Now trending: board reporting best practices
When things go horribly wrong at a public company, the first question asked is, Where was the board?
In our newest white paper, Board Reporting Trends and Best Practices in the Digital Age, we discuss how senior management should help the board of directors fulfill its role. You'll also hear practical advice from members of your peer group and industry experts:
- William Kearns, Director of Financial Reporting at Alaska Air Group
- Robert Herz, former Chairman of FASB and current Board Member of Morgan Stanley and Fannie Mae
- Steve Rosston, Senior Advisor to Glynn Capital Management
- Get on the same page
An effective oversight begins with an effective agenda. The agenda should be a partnership between senior management and the board—making sure priorities to both parties are addressed.
- Be complete and consistent
A great board book is the catalyst for a great discussion. There needs to be a complete and consistent methodology, objectives, and reporting against those objectives. Without the complete story and analysis, topics and discussions will be lacking.

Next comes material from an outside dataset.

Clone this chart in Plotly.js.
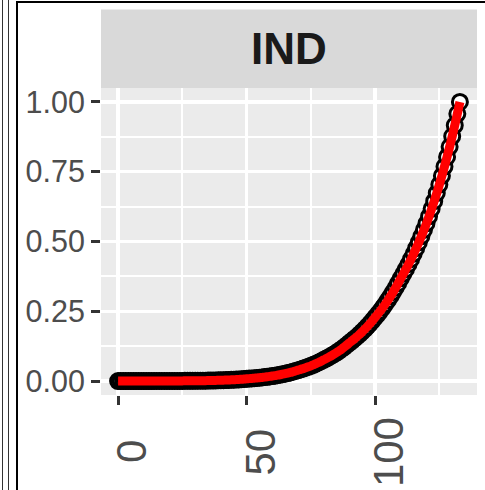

- Create analysis that informs
Providing the board with face financial statements isn't the whole story—it matters how you got there in the first place. The board cares about what happened and what the drivers and sensitivities were. Experts also say that soft information should be top of mind when management prepares analysis.
- Go paperless
Without current information, the board and management can't have the right conversation. Board portals allow for greater collaboration between management and the board. The board is able to see the numbers, understand what is happening, and offer more meaningful insight and discussions at board meetings.